Cabinet room. Found Lord Rosslyn there. Read the treaty.

The King was very well yesterday. The Recorder's Report was so long that half was deferred.

The last dispatches from Persia, which arrived on Friday, were opened at the Foreign Office, and read by everybody. Aberdeen sent them to the Duke, who has probably taken them to Walmer in his carriage. The Chairs sent for them, and could not get them. I must put a stop to this. I have written to Lord Heytesbury to beg he will in future forward letters to their address.

Wrote a 'proposed draft' to Lord Heytesbury, directing him, if he should have reason to think the Russians intend to exact further concession from Persia, to intimate that such an attempt will be considered by his Majesty as unfriendly to himself as an Asiatic Power. I doubt my getting the Duke to agree to the sending of this despatch; but I shall try.

_October 14._

Carried my proposed letter to Lord Heytesbury to Aberdeen, who agrees to send it with a trifling alteration, at least one not very important. Read to him my proposed letter to Lord Heytesbury on the Peace of Adrianople. He seemed to approve of great part of it. He has done nothing at his yet, and seems to think there is no hurry!

We shall stand very ill in Parliament if we have nothing to show. I think mine is a good _cadre_ of a letter, but that specific instructions should be given to Lord Heytesbury as to what he shall endeavour to obtain in a separate despatch.

Read my drafts to Lord Rosslyn after dinner. He seemed to think the view I took was the right, and that much of what I had written was very good, but that it might be shortened. So I think.

_October 15._

Henry copied the draft to Lord Heytesbury, for the Duke, to whom I sent it with a letter.

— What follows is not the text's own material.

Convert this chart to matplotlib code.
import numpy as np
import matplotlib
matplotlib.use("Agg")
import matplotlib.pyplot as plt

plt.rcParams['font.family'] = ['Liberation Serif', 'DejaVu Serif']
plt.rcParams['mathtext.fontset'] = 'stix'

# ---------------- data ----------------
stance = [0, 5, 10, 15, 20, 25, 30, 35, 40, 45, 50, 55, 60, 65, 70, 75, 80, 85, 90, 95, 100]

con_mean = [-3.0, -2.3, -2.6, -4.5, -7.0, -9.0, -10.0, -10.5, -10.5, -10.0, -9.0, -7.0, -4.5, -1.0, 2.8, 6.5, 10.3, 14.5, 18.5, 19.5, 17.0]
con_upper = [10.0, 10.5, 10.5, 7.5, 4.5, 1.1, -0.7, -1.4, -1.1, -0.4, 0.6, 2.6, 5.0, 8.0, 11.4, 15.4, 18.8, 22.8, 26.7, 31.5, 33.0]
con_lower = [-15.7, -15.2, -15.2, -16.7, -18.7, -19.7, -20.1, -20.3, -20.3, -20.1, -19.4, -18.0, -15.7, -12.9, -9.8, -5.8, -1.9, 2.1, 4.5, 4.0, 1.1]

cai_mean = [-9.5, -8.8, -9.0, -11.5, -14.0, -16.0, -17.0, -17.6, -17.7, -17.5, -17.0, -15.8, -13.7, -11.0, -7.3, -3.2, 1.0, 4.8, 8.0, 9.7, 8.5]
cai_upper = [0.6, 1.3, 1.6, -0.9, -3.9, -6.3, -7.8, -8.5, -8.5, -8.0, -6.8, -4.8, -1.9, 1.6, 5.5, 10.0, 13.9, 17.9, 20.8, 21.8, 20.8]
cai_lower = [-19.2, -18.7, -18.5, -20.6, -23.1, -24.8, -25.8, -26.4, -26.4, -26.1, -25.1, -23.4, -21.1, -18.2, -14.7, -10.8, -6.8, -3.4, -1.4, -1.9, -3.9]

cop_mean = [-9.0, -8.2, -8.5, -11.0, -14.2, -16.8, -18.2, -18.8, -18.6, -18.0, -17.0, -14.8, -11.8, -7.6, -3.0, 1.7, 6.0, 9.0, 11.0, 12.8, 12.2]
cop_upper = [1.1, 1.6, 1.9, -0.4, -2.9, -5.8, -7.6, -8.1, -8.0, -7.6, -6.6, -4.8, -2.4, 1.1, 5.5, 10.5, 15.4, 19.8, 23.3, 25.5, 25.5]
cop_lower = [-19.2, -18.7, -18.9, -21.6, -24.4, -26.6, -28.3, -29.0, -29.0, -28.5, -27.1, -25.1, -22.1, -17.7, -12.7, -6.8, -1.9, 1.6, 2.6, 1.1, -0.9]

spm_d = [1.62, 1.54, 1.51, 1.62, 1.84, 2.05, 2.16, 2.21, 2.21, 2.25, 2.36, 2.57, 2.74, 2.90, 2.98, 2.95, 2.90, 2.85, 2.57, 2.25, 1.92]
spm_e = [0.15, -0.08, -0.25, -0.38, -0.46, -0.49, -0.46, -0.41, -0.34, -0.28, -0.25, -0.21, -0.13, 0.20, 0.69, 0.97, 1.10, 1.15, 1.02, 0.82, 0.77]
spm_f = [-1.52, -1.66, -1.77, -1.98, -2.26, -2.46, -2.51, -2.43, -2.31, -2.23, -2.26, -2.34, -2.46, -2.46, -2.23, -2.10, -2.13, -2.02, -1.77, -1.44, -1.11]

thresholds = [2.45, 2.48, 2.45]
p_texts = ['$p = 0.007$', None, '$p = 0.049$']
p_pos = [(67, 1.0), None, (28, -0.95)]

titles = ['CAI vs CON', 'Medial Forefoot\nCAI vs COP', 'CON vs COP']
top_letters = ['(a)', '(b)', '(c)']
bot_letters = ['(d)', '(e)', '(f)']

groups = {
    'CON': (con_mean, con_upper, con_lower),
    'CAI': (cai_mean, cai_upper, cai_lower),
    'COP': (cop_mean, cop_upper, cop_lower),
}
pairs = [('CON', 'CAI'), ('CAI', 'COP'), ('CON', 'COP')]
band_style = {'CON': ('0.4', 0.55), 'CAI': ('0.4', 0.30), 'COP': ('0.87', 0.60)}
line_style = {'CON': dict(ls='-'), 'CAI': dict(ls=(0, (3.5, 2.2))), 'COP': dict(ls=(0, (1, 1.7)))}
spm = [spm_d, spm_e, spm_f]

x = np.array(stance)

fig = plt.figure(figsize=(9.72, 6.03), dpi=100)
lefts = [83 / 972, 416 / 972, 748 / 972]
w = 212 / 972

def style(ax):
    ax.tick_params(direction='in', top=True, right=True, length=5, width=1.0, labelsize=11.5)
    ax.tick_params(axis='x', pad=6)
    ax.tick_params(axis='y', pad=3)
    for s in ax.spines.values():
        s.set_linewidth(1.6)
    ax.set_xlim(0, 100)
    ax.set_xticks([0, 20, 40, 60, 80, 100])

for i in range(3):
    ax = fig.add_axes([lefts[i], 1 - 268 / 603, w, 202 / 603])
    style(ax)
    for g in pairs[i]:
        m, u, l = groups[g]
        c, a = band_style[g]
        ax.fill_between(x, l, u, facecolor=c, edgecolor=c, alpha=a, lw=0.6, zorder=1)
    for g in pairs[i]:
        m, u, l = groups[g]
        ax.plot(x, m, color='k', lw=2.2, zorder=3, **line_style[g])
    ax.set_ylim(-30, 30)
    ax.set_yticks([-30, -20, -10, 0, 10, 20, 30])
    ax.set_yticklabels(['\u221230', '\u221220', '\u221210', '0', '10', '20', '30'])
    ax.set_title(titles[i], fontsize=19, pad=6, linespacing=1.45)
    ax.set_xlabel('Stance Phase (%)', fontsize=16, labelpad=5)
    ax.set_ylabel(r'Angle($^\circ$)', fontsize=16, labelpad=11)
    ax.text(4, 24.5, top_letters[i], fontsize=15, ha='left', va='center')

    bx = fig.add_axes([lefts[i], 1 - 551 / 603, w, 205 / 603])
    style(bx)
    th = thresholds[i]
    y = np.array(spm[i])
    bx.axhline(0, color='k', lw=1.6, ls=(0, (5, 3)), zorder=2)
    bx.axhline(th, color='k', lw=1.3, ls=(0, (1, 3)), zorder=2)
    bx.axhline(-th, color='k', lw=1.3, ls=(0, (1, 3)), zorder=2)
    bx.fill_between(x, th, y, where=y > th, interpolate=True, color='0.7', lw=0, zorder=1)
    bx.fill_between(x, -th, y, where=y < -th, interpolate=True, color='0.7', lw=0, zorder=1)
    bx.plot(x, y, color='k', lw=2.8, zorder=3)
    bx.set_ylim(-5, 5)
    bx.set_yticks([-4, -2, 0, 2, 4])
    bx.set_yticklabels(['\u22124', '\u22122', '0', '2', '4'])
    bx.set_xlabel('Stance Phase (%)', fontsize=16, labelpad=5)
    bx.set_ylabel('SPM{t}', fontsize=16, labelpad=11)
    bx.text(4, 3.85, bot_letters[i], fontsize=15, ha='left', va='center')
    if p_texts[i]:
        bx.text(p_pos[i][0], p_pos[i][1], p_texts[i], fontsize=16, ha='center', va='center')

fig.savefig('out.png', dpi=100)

Showed the Chairs the draft to Lord Heytesbury on Persia. They were much pleased with it. So was old Jones. Sent it to the Duke. In little doubt his approving it.

Received from the Duke the Persian despatches which I gave to the Chairs. The Duke had not read them.

Received from him a letter on the subject of half-Batta. He says as an officer he should have thought there was a compromise in 1801. That it should be looked into as a question of economy. That above all things in dealing with an army you must _be just_.

The Duke thinks the publication of the letter of Lord Combermere's secretary indiscreet and _wicked_, and is very angry with Lord Combermere.

A letter will be written to the Government on the subject, directing enquiry.

_October 19, Sunday._

Read McDonald's despatches from Persia, and sent them to the Duke, with a letter suggesting the heads of a letter to the Envoy.

The Russians have given up one of the two crores due, and allow five years for paying the other. They mean, therefore, to rule Persia _by influence_. However, there is a good Mahometan and Anti-Russian feeling beyond the Euphrates, and if mischief happens, it is our fault.

Received a letter from Hardinge respecting half-Batta. He is for standing firm and giving some general boon, as an addition to marching money, to the whole army. That is my idea. I am sure it is the safest course.

Wrote to Loch, suggesting it, and at the same time advised him to answer the paragraphs respecting half-Batta, and not give misrepresentations too much head.

_October 20._

Two letters from the Duke, written very hastily. It is evident he did not like my making a sketch of a letter to Lord Heytesbury, and that he does not like any difference of opinion as to the Batta question.